Repeat all the material exactly; pictures stay out of your copy.

-- START Source excerpt --

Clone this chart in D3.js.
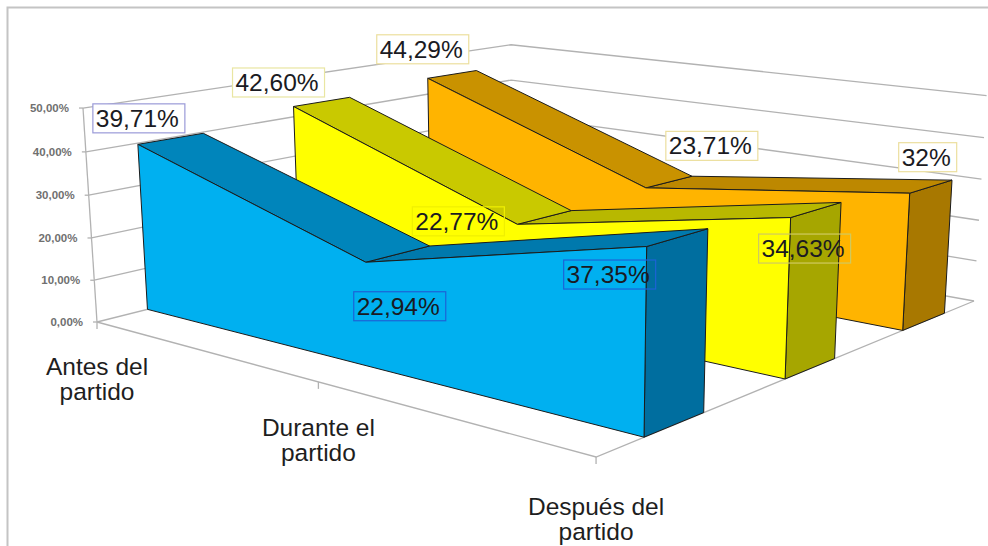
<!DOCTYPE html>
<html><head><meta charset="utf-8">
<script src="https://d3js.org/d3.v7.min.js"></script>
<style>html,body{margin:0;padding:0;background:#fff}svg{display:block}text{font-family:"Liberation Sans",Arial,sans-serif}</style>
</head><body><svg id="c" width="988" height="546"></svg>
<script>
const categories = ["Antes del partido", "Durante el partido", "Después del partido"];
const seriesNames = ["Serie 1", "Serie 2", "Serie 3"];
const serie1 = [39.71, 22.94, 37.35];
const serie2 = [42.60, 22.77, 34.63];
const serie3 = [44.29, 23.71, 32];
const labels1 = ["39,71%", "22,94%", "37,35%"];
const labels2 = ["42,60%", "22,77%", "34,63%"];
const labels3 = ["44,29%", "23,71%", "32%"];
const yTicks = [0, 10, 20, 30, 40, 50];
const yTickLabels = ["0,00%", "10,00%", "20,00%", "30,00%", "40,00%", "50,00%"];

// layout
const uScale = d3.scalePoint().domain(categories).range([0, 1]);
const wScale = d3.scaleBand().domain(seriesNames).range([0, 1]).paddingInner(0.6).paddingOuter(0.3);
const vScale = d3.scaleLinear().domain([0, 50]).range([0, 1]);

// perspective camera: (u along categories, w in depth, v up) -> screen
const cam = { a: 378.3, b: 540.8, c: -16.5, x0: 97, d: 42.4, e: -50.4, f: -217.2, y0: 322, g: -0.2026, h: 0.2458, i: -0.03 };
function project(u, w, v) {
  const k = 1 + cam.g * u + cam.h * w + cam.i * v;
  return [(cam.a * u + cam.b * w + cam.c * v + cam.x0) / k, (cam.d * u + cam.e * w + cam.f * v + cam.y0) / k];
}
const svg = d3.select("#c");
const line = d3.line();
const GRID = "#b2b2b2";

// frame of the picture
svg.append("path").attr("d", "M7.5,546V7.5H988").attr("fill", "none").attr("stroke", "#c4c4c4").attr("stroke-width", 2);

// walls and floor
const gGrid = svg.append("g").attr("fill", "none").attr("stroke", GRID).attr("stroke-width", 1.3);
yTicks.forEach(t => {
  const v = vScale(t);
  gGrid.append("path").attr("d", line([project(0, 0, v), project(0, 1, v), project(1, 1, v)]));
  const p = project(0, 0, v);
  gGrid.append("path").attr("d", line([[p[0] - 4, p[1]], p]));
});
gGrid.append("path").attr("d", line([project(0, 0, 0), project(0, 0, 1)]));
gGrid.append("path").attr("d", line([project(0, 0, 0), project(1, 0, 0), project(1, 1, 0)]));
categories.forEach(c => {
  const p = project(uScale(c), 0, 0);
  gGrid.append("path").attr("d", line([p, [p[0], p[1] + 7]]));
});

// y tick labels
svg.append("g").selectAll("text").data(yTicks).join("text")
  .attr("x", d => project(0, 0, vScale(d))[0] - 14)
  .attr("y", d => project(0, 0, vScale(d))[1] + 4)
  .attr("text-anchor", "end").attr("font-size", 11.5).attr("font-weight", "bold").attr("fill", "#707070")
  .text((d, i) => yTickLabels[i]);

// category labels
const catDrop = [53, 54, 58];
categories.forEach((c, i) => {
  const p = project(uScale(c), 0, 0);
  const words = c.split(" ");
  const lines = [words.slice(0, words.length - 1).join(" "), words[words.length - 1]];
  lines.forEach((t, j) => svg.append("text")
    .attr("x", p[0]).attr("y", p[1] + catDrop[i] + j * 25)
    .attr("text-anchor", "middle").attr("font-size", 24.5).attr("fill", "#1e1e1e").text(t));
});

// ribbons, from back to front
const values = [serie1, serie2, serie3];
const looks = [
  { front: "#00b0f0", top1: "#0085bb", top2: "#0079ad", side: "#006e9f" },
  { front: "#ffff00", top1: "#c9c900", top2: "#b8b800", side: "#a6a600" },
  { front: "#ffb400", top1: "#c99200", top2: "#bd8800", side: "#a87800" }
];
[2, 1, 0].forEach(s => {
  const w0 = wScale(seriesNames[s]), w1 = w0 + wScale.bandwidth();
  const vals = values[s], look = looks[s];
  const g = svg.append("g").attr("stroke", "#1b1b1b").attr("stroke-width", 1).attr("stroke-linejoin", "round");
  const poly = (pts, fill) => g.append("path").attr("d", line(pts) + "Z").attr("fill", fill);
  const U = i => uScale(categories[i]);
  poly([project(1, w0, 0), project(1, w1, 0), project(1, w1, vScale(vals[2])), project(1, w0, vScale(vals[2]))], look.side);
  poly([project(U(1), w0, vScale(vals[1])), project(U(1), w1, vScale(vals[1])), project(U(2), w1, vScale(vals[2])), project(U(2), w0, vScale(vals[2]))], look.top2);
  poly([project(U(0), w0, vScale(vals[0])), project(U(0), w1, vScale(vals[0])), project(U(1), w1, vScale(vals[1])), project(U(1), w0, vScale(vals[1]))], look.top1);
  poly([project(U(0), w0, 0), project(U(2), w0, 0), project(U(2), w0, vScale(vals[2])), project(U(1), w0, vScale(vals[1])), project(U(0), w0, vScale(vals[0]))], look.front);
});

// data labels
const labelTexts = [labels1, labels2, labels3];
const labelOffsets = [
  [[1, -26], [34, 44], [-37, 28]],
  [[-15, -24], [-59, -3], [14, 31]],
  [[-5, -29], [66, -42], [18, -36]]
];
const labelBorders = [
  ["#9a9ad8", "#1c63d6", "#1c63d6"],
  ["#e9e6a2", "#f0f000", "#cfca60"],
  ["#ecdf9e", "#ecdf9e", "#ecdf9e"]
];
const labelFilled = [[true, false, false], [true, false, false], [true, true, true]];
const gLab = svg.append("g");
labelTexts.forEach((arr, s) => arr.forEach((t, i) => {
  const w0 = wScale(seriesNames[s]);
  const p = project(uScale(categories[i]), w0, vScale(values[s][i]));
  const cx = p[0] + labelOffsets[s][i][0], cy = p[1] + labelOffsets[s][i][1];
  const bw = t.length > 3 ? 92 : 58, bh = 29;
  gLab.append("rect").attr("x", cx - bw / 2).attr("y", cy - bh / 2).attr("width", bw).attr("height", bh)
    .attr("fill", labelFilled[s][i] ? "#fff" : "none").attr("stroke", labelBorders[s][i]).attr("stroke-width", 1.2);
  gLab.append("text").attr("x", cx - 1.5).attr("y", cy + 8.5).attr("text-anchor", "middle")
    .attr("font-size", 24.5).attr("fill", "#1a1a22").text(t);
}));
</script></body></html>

-- END Source excerpt --

◆ Task answer
Clone this chart in D3.js.
<!DOCTYPE html>
<html><head><meta charset="utf-8">
<script src="https://d3js.org/d3.v7.min.js"></script>
<style>html,body{margin:0;padding:0;background:#fff}svg{display:block}text{font-family:"Liberation Sans",Arial,sans-serif}</style>
</head><body><svg id="c" width="988" height="546"></svg>
<script>
const categories = ["Antes del partido", "Durante el partido", "Después del partido"];
const seriesNames = ["Serie 1", "Serie 2", "Serie 3"];
const serie1 = [39.71, 22.94, 37.35];
const serie2 = [42.60, 22.77, 34.63];
const serie3 = [44.29, 23.71, 32];
const labels1 = ["39,71%", "22,94%", "37,35%"];
const labels2 = ["42,60%", "22,77%", "34,63%"];
const labels3 = ["44,29%", "23,71%", "32%"];
const yTicks = [0, 10, 20, 30, 40, 50];
const yTickLabels = ["0,00%", "10,00%", "20,00%", "30,00%", "40,00%", "50,00%"];

// layout
const uScale = d3.scalePoint().domain(categories).range([0, 1]);
const wScale = d3.scaleBand().domain(seriesNames).range([0, 1]).paddingInner(0.6).paddingOuter(0.3);
const vScale = d3.scaleLinear().domain([0, 50]).range([0, 1]);

// perspective camera: (u along categories, w in depth, v up) -> screen
const cam = { a: 378.3, b: 540.8, c: -16.5, x0: 97, d: 42.4, e: -50.4, f: -217.2, y0: 322, g: -0.2026, h: 0.2458, i: -0.03 };
function project(u, w, v) {
  const k = 1 + cam.g * u + cam.h * w + cam.i * v;
  return [(cam.a * u + cam.b * w + cam.c * v + cam.x0) / k, (cam.d * u + cam.e * w + cam.f * v + cam.y0) / k];
}
const svg = d3.select("#c");
const line = d3.line();
const GRID = "#b2b2b2";

// frame of the picture
svg.append("path").attr("d", "M7.5,546V7.5H988").attr("fill", "none").attr("stroke", "#c4c4c4").attr("stroke-width", 2);

// walls and floor
const gGrid = svg.append("g").attr("fill", "none").attr("stroke", GRID).attr("stroke-width", 1.3);
yTicks.forEach(t => {
  const v = vScale(t);
  gGrid.append("path").attr("d", line([project(0, 0, v), project(0, 1, v), project(1, 1, v)]));
  const p = project(0, 0, v);
  gGrid.append("path").attr("d", line([[p[0] - 4, p[1]], p]));
});
gGrid.append("path").attr("d", line([project(0, 0, 0), project(0, 0, 1)]));
gGrid.append("path").attr("d", line([project(0, 0, 0), project(1, 0, 0), project(1, 1, 0)]));
categories.forEach(c => {
  const p = project(uScale(c), 0, 0);
  gGrid.append("path").attr("d", line([p, [p[0], p[1] + 7]]));
});

// y tick labels
svg.append("g").selectAll("text").data(yTicks).join("text")
  .attr("x", d => project(0, 0, vScale(d))[0] - 14)
  .attr("y", d => project(0, 0, vScale(d))[1] + 4)
  .attr("text-anchor", "end").attr("font-size", 11.5).attr("font-weight", "bold").attr("fill", "#707070")
  .text((d, i) => yTickLabels[i]);

// category labels
const catDrop = [53, 54, 58];
categories.forEach((c, i) => {
  const p = project(uScale(c), 0, 0);
  const words = c.split(" ");
  const lines = [words.slice(0, words.length - 1).join(" "), words[words.length - 1]];
  lines.forEach((t, j) => svg.append("text")
    .attr("x", p[0]).attr("y", p[1] + catDrop[i] + j * 25)
    .attr("text-anchor", "middle").attr("font-size", 24.5).attr("fill", "#1e1e1e").text(t));
});

// ribbons, from back to front
const values = [serie1, serie2, serie3];
const looks = [
  { front: "#00b0f0", top1: "#0085bb", top2: "#0079ad", side: "#006e9f" },
  { front: "#ffff00", top1: "#c9c900", top2: "#b8b800", side: "#a6a600" },
  { front: "#ffb400", top1: "#c99200", top2: "#bd8800", side: "#a87800" }
];
[2, 1, 0].forEach(s => {
  const w0 = wScale(seriesNames[s]), w1 = w0 + wScale.bandwidth();
  const vals = values[s], look = looks[s];
  const g = svg.append("g").attr("stroke", "#1b1b1b").attr("stroke-width", 1).attr("stroke-linejoin", "round");
  const poly = (pts, fill) => g.append("path").attr("d", line(pts) + "Z").attr("fill", fill);
  const U = i => uScale(categories[i]);
  poly([project(1, w0, 0), project(1, w1, 0), project(1, w1, vScale(vals[2])), project(1, w0, vScale(vals[2]))], look.side);
  poly([project(U(1), w0, vScale(vals[1])), project(U(1), w1, vScale(vals[1])), project(U(2), w1, vScale(vals[2])), project(U(2), w0, vScale(vals[2]))], look.top2);
  poly([project(U(0), w0, vScale(vals[0])), project(U(0), w1, vScale(vals[0])), project(U(1), w1, vScale(vals[1])), project(U(1), w0, vScale(vals[1]))], look.top1);
  poly([project(U(0), w0, 0), project(U(2), w0, 0), project(U(2), w0, vScale(vals[2])), project(U(1), w0, vScale(vals[1])), project(U(0), w0, vScale(vals[0]))], look.front);
});

// data labels
const labelTexts = [labels1, labels2, labels3];
const labelOffsets = [
  [[1, -26], [34, 44], [-37, 28]],
  [[-15, -24], [-59, -3], [14, 31]],
  [[-5, -29], [66, -42], [18, -36]]
];
const labelBorders = [
  ["#9a9ad8", "#1c63d6", "#1c63d6"],
  ["#e9e6a2", "#f0f000", "#cfca60"],
  ["#ecdf9e", "#ecdf9e", "#ecdf9e"]
];
const labelFilled = [[true, false, false], [true, false, false], [true, true, true]];
const gLab = svg.append("g");
labelTexts.forEach((arr, s) => arr.forEach((t, i) => {
  const w0 = wScale(seriesNames[s]);
  const p = project(uScale(categories[i]), w0, vScale(values[s][i]));
  const cx = p[0] + labelOffsets[s][i][0], cy = p[1] + labelOffsets[s][i][1];
  const bw = t.length > 3 ? 92 : 58, bh = 29;
  gLab.append("rect").attr("x", cx - bw / 2).attr("y", cy - bh / 2).attr("width", bw).attr("height", bh)
    .attr("fill", labelFilled[s][i] ? "#fff" : "none").attr("stroke", labelBorders[s][i]).attr("stroke-width", 1.2);
  gLab.append("text").attr("x", cx - 1.5).attr("y", cy + 8.5).attr("text-anchor", "middle")
    .attr("font-size", 24.5).attr("fill", "#1a1a22").text(t);
}));
</script></body></html>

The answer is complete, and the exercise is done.